Pentagon officials contend that Iraq should be hit because it supports terrorism, is trying to build nuclear, biological and chemical weapons and has refused to admit U.N. weapons inspectors for nearly 3 years.
National security adviser Condoleezza Rice said Sunday on NBC's Meet the Press, "We didn't need Sept. 11 to tell us that Saddam Hussein is a very dangerous man."
U.S. officials say no decision on bombing Iraq has been made. The top U.S. priority, they stress, remains tracking down Osama bin Laden, the alleged mastermind of the Sept. 11 attacks, and his al-Qa'eda network in Afghanistan.
Officials say the campaign won't stop there. Besides Iraq, Pentagon officials are eyeing al-Qa'eda operations in Somalia, Sudan, and South America. "The war on terrorism neither begins or ends with Afghanistan," Pentagon spokeswoman Victoria Clarke said Sunday. The president will decide the next target.
Word of a new push to attack Iraq came as the Navy said it was searching for two sailors aboard an oil tanker that sank in the northern Persian Gulf. The sailors from the destroyer USS Peterson had been trying to keep the tanker afloat after it had been interdicted for allegedly smuggling nearly 2,000 tons of Iraqi oil.
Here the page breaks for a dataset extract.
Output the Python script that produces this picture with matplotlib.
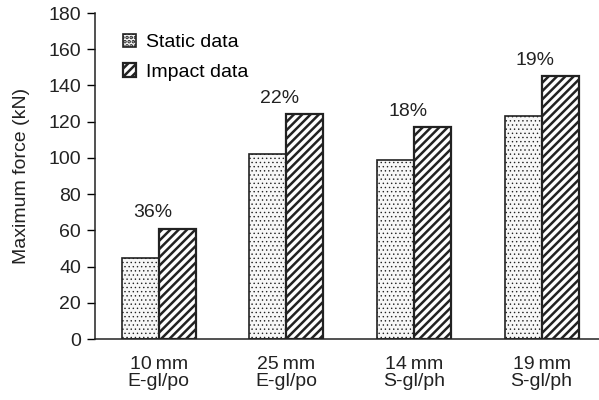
import numpy as np
import matplotlib
matplotlib.use("Agg")
import matplotlib.pyplot as plt

plt.rcParams['font.family'] = ['Liberation Sans', 'DejaVu Sans']

categories = ["10\u2009mm\nE-gl/po", "25\u2009mm\nE-gl/po", "14\u2009mm\nS-gl/ph", "19\u2009mm\nS-gl/ph"]
static_data = [45, 102, 99, 123]
impact_data = [61, 124, 117, 145]
increase = ["36%", "22%", "18%", "19%"]

x = np.arange(len(categories))
w = 0.29
fs = 14

fig = plt.figure(figsize=(5.99, 4.0), dpi=100)
ax = fig.add_axes([95 / 599, 61 / 400, 504 / 599, 326 / 400])

# static: fine light dots
plt.rcParams['hatch.linewidth'] = 0.5
plt.rcParams['hatch.color'] = '#9a9a9a'
ax.bar(x - w / 2, static_data, w, facecolor='#f7f7f7', edgecolor='#222222',
       hatch='....', linewidth=1.2, label='Static data')
# impact: heavy diagonal hatch
plt.rcParams['hatch.linewidth'] = 1.8
plt.rcParams['hatch.color'] = '#222222'
ax.bar(x + w / 2, impact_data, w, facecolor='white', edgecolor='#222222',
       hatch='////', linewidth=1.6, label='Impact data')

for i, t in enumerate(increase):
    ax.text(x[i] - 0.05, impact_data[i] + 4, t, ha='center', va='bottom', fontsize=fs, color='#222222')

ax.set_xlim(-0.5, 3.45)
ax.set_ylim(0, 180)
ax.set_yticks(np.arange(0, 181, 20))
ax.set_xticks(x)
ax.set_xticklabels(categories, fontsize=fs, color='#222222', linespacing=1.05)
ax.tick_params(axis='x', length=0, pad=12)
ax.tick_params(axis='y', labelsize=fs, labelcolor='#222222', length=6, width=1, direction='out', pad=4)
ax.set_ylabel("Maximum force (kN)", fontsize=fs, color='#222222', labelpad=13)
for s in ['top', 'right']:
    ax.spines[s].set_visible(False)
for s in ['left', 'bottom']:
    ax.spines[s].set_linewidth(1.1)
    ax.spines[s].set_color('#222222')

leg = ax.legend(loc='upper left', bbox_to_anchor=(0.02, 0.99), frameon=False, fontsize=fs,
                handlelength=0.7, handleheight=0.7, handletextpad=0.5, labelspacing=0.6)

fig.savefig("out.png", dpi=100)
The tanker, carrying the flag of the United Arab Emirates, sank because it was overloaded and in poor condition, according to the Navy. It said one member of the tanker's 14-man crew drowned and three others were missing.
A source on Capitol Hill said Pentagon strategists are looking at an array of military targets in Iraq, including barracks and headquarters of the elite Republican Guard.
The State Department has adamantly opposed broadening the war to Iraq out of concern that it would infuriate Arab public opinion and fracture the U.S.-led alliance against al-Qa'eda.